Muito. Com apenas 26% do subsolo conhecido, nós temos a sétima maior reserva de urânio do planeta. Nós já detemos e fabricamos o combustível nuclear para Angra I, Angra II, e vamos, em pouco tempo, poder produzir para Angra III.

Acreditamos muito na tecnologia dos pequenos reatores nucleares que desenvolvem a França, a Rússia, a China. É uma tecnologia que vai revolucionar, porque inclusive elimina os custos da transmissão e aproxima a energia das indústrias altamente intensivas na necessidade de energia, e estabiliza na entrada das energias renováveis, que são mais instáveis no sistema.

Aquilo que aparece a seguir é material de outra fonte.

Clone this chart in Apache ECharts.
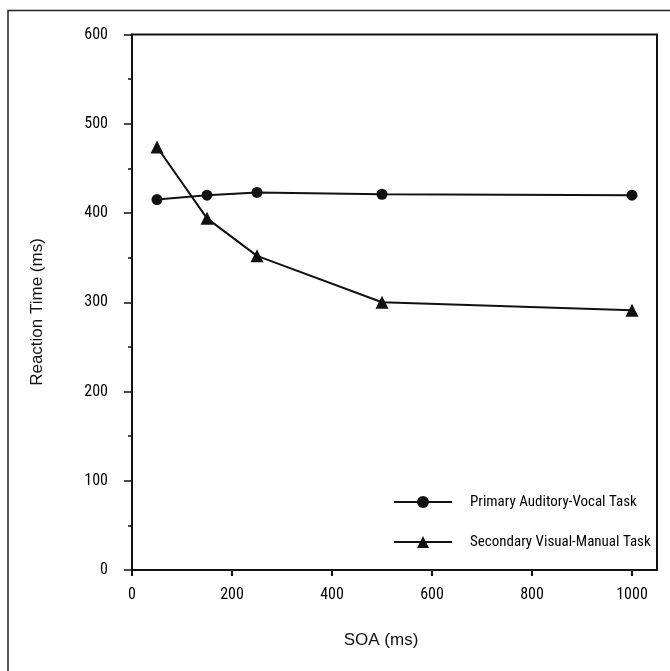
<!DOCTYPE html>
<html>
<head>
<meta charset="utf-8">
<script src="https://cdn.jsdelivr.net/npm/echarts@6/dist/echarts.min.js"></script>
<style>
html,body{margin:0;padding:0;background:#fff;}
#chart{width:670px;height:671px;}
</style>
</head>
<body>
<div id="chart"></div>
<script>
const soa = [50, 150, 250, 500, 1000];
const primaryRT = [415, 420, 423, 421, 420];
const secondaryRT = [474, 394, 352, 300, 291];
const xTicks = [0, 200, 400, 600, 800, 1000];
const seriesNames = ['Primary Auditory-Vocal Task', 'Secondary Visual-Manual Task'];
const xTitle = 'SOA (ms)';
const yTitle = 'Reaction Time (ms)';

const sans = '"Liberation Sans", Arial, Helvetica, sans-serif';
const ink = '#111';

// pick a condensed face if one is installed, otherwise a smaller regular face
function hasFont(name) {
  const c = document.createElement('canvas').getContext('2d');
  const s = 'Primary Auditory-Vocal Task 0123456789';
  c.font = '40px monospace';
  const a = c.measureText(s).width;
  c.font = '40px "' + name + '", monospace';
  return Math.abs(c.measureText(s).width - a) > 0.5;
}
let tickFont = sans, tickSize = 14, legendSize = 13;
for (const f of ['Liberation Sans Narrow', 'Arial Narrow', 'Roboto Condensed', 'Open Sans Condensed']) {
  if (hasFont(f)) { tickFont = '"' + f + '", ' + sans; tickSize = 16; legendSize = 15; break; }
}

const chart = echarts.init(document.getElementById('chart'), null, {renderer: 'canvas'});
chart.setOption({
  animation: false,
  backgroundColor: '#fff',
  grid: {left: 132, right: 13, top: 34.5, bottom: 101, show: true, borderColor: ink, borderWidth: 2, containLabel: false},
  xAxis: {
    type: 'value', min: 0, max: 1050,
    axisLine: {show: true, onZero: false, lineStyle: {color: ink, width: 2}},
    axisTick: {show: true, length: 6, customValues: xTicks, lineStyle: {color: ink, width: 2}},
    axisLabel: {customValues: xTicks, margin: 17, color: '#000', fontFamily: tickFont, fontSize: tickSize, formatter: v => String(v)},
    splitLine: {show: false}
  },
  yAxis: {
    type: 'value', min: 0, max: 600, interval: 100,
    axisLine: {show: true, lineStyle: {color: ink, width: 2}},
    axisTick: {show: true, length: 8, lineStyle: {color: ink, width: 1.5}},
    minorTick: {show: true, splitNumber: 2, length: 4, lineStyle: {color: ink, width: 1.5}},
    axisLabel: {margin: 24, color: '#000', fontFamily: tickFont, fontSize: tickSize, formatter: v => String(v)},
    splitLine: {show: false}
  },
  legend: {
    orient: 'vertical', left: 388, top: 489.5,
    itemWidth: 58, itemHeight: 15, itemGap: 25,
    data: seriesNames,
    textStyle: {color: '#000', fontFamily: tickFont, fontSize: legendSize, lineHeight: 15, padding: [0, 0, 0, 13]}
  },
  graphic: [
    {type: 'rect', silent: true, shape: {x: 8, y: 10.5, width: 700, height: 700}, style: {fill: 'none', stroke: '#222', lineWidth: 1.5}},
    {type: 'text', x: 381, y: 640, style: {text: xTitle, fill: ink, font: '17px ' + sans, align: 'center', verticalAlign: 'middle'}},
    {type: 'text', x: 37, y: 312, rotation: Math.PI / 2, style: {text: yTitle, fill: ink, font: '17px ' + sans, align: 'center', verticalAlign: 'middle'}}
  ],
  series: [
    {
      name: seriesNames[0], type: 'line',
      data: soa.map((s, i) => [s, primaryRT[i]]),
      symbol: 'circle', symbolSize: 11,
      lineStyle: {color: ink, width: 2}, itemStyle: {color: ink}
    },
    {
      name: seriesNames[1], type: 'line',
      data: soa.map((s, i) => [s, secondaryRT[i]]),
      symbol: 'triangle', symbolSize: 13,
      lineStyle: {color: ink, width: 2}, itemStyle: {color: ink}
    }
  ]
});
</script>
</body>
</html>
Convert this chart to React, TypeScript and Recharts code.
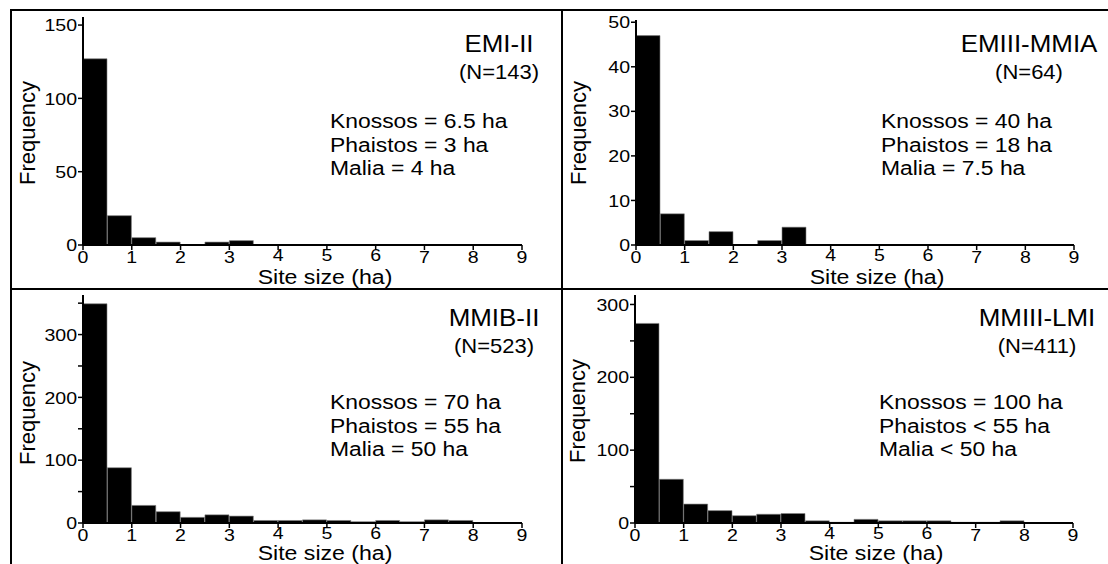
import React from "react";
import { BarChart, Bar, XAxis, YAxis } from "recharts";

// ---- data ----
const binCenters = [0.25, 0.75, 1.25, 1.75, 2.25, 2.75, 3.25, 3.75, 4.25, 4.75, 5.25, 5.75, 6.25, 6.75, 7.25, 7.75, 8.25, 8.75];
const xTickValues = [0, 1, 2, 3, 4, 5, 6, 7, 8, 9];
const raisedXTicks = [4, 5, 6];

const emiII = [127, 20, 5, 2, 0, 2, 3, 0, 0, 0, 0, 0, 0, 0, 0, 0, 0, 0];
const emiiiMmia = [47, 7, 1, 3, 0, 1, 4, 0, 0, 0, 0, 0, 0, 0, 0, 0, 0, 0];
const mmibII = [349, 88, 28, 18, 9, 13, 11, 4, 4, 5, 4, 2, 4, 2, 5, 4, 0, 0];
const mmiiiLmi = [274, 60, 26, 17, 10, 12, 13, 3, 1, 5, 3, 3, 3, 1, 1, 3, 0, 0];

const yTicksEmiII = [0, 50, 100, 150];
const yTicksEmiiiMmia = [0, 10, 20, 30, 40, 50];
const yTicksMmibII = [0, 50, 100, 150, 200, 250, 300, 350];
const yTicksMmiiiLmi = [0, 50, 100, 150, 200, 250, 300];

const titles = ["EMI-II", "EMIII-MMIA", "MMIB-II", "MMIII-LMI"];
const counts = ["(N=143)", "(N=64)", "(N=523)", "(N=411)"];
const notes = [
  ["Knossos = 6.5 ha", "Phaistos = 3 ha", "Malia = 4 ha"],
  ["Knossos = 40 ha", "Phaistos = 18 ha", "Malia = 7.5 ha"],
  ["Knossos = 70 ha", "Phaistos = 55 ha", "Malia = 50 ha"],
  ["Knossos = 100 ha", "Phaistos < 55 ha", "Malia < 50 ha"],
];
const xLabel = "Site size (ha)";
const yLabel = "Frequency";

const FONT = "'Liberation Sans', Arial, Helvetica, sans-serif";

const toRows = (vals: number[]) => binCenters.map((x, i) => ({ x, n: vals[i] }));

type HistProps = {
  vals: number[];
  yMax: number;
  yTicks: number[];
  labelStep: number;
  plotLeft: number;
  plotTop: number;
  plotW: number;
  plotH: number;
};

function Hist({ vals, yMax, yTicks, labelStep, plotLeft, plotTop, plotW, plotH }: HistProps) {
  const data = toRows(vals);
  const XTick = (p: any) => {
    const v = p.payload.value;
    const up = raisedXTicks.includes(v) ? -2.5 : 0;
    return (
      <text
        transform={`translate(${p.x},${p.y + up}) scale(1.15,1)`}
        textAnchor="middle"
        dy="0.72em"
        fontSize={17}
        fontFamily={FONT}
        fill="#000"
      >
        {v}
      </text>
    );
  };
  const YTick = (p: any) => {
    const v = p.payload.value;
    if (v % labelStep !== 0) return <g />;
    return (
      <text
        transform={`translate(${p.x},${p.y}) scale(1.15,1)`}
        textAnchor="end"
        dy="0.36em"
        fontSize={17}
        fontFamily={FONT}
        fill="#000"
      >
        {v}
      </text>
    );
  };
  return (
    <div style={{ position: "absolute", left: plotLeft - 60, top: plotTop - 10 }}>
      <BarChart
        width={plotW + 70}
        height={plotH + 50}
        data={data}
        margin={{ top: 10, right: 10, left: 0, bottom: 0 }}
        barCategoryGap={0}
        barGap={0}
      >
        <XAxis
          dataKey="x"
          type="number"
          domain={[0, 9]}
          ticks={xTickValues}
          interval={0}
          height={40}
          allowDataOverflow
          axisLine={{ stroke: "#000", strokeWidth: 2 }}
          tickLine={{ stroke: "#000", strokeWidth: 1.5 }}
          tickSize={5}
          tickMargin={1}
          tick={XTick}
        />
        <YAxis
          type="number"
          domain={[0, yMax]}
          ticks={yTicks}
          interval={0}
          width={60}
          allowDataOverflow
          axisLine={{ stroke: "#000", strokeWidth: 2 }}
          tickLine={{ stroke: "#000", strokeWidth: 1.5 }}
          tickSize={5}
          tickMargin={1}
          tick={YTick}
        />
        <Bar dataKey="n" fill="#000" stroke="#808080" strokeWidth={0.6} isAnimationActive={false} />
      </BarChart>
    </div>
  );
}

type Anno = {
  titleCx: number;
  titleY: number;
  notesX: number;
  notesY: number;
  xLabelCx: number;
  xLabelY: number;
  yLabelX: number;
  yLabelCy: number;
};

const annos: Anno[] = [
  { titleCx: 499, titleY: 52, notesX: 330, notesY: 128, xLabelCx: 325, xLabelY: 284, yLabelX: 35, yLabelCy: 133 },
  { titleCx: 1029, titleY: 52, notesX: 881, notesY: 128, xLabelCx: 877, xLabelY: 284, yLabelX: 586, yLabelCy: 133 },
  { titleCx: 494, titleY: 326, notesX: 330, notesY: 409, xLabelCx: 325, xLabelY: 560, yLabelX: 35, yLabelCy: 413 },
  { titleCx: 1037, titleY: 326, notesX: 879, notesY: 409, xLabelCx: 876, xLabelY: 560, yLabelX: 585, yLabelCy: 411 },
];

export default function App() {
  return (
    <div
      style={{
        position: "absolute",
        left: 0,
        top: 0,
        width: 1108,
        height: 564,
        background: "#fff",
        overflow: "hidden",
        fontFamily: FONT,
      }}
    >
      <Hist vals={emiII} yMax={155.5} yTicks={yTicksEmiII} labelStep={50} plotLeft={83} plotTop={17} plotW={439} plotH={228} />
      <Hist vals={emiiiMmia} yMax={50.5} yTicks={yTicksEmiiiMmia} labelStep={10} plotLeft={636} plotTop={20} plotW={438} plotH={225} />
      <Hist vals={mmibII} yMax={363} yTicks={yTicksMmibII} labelStep={100} plotLeft={83} plotTop={295} plotW={439} plotH={228} />
      <Hist vals={mmiiiLmi} yMax={313} yTicks={yTicksMmiiiLmi} labelStep={100} plotLeft={635} plotTop={295} plotW={438} plotH={228} />
      <svg
        width={1108}
        height={564}
        style={{ position: "absolute", left: 0, top: 0, pointerEvents: "none" }}
      >
        <line x1={11} y1={10} x2={1108} y2={10} stroke="#000" strokeWidth={2} />
        <line x1={11} y1={9} x2={11} y2={564} stroke="#000" strokeWidth={2} />
        <line x1={562} y1={9} x2={562} y2={564} stroke="#000" strokeWidth={2} />
        <line x1={11} y1={289} x2={1108} y2={289} stroke="#000" strokeWidth={2} />
        {annos.map((a, i) => (
          <g key={i} fontFamily={FONT} fill="#000">
            <text transform={`translate(${a.titleCx},${a.titleY}) scale(1.08,1)`} textAnchor="middle" fontSize={24}>
              {titles[i]}
            </text>
            <text transform={`translate(${a.titleCx},${a.titleY + 27}) scale(1.1,1)`} textAnchor="middle" fontSize={20}>
              {counts[i]}
            </text>
            {notes[i].map((t, j) => (
              <text key={j} transform={`translate(${a.notesX},${a.notesY + j * 23.5}) scale(1.09,1)`} fontSize={21}>
                {t}
              </text>
            ))}
            <text transform={`translate(${a.xLabelCx},${a.xLabelY}) scale(1.1,1)`} textAnchor="middle" fontSize={21}>
              {xLabel}
            </text>
            <text transform={`translate(${a.yLabelX},${a.yLabelCy}) rotate(-90)`} textAnchor="middle" fontSize={22}>
              {yLabel}
            </text>
          </g>
        ))}
      </svg>
    </div>
  );
}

A energia nuclear será necessária e é indubitável que é importante olhar para ela nesse momento, em especial no crescimento da demanda, da necessidade de energia no mundo, com a entrada da inteligência artificial da IA e data center. É outra discussão que nós estamos fazendo aqui.

Há uma perspectiva enorme dos datacenters globais e para o Brasil, até porque existe uma exigência que os datacenters e a inteligência artificial receba só energia limpa e renovável - e o Brasil é o grande celeiro dessas energias.

Por isso, nós viemos aqui atrair esses investimentos. A perspectiva é muito positiva. São muitos investimentos anunciados e o ambiente é muito fértil para que o Brasil continue liderando a transição energética global.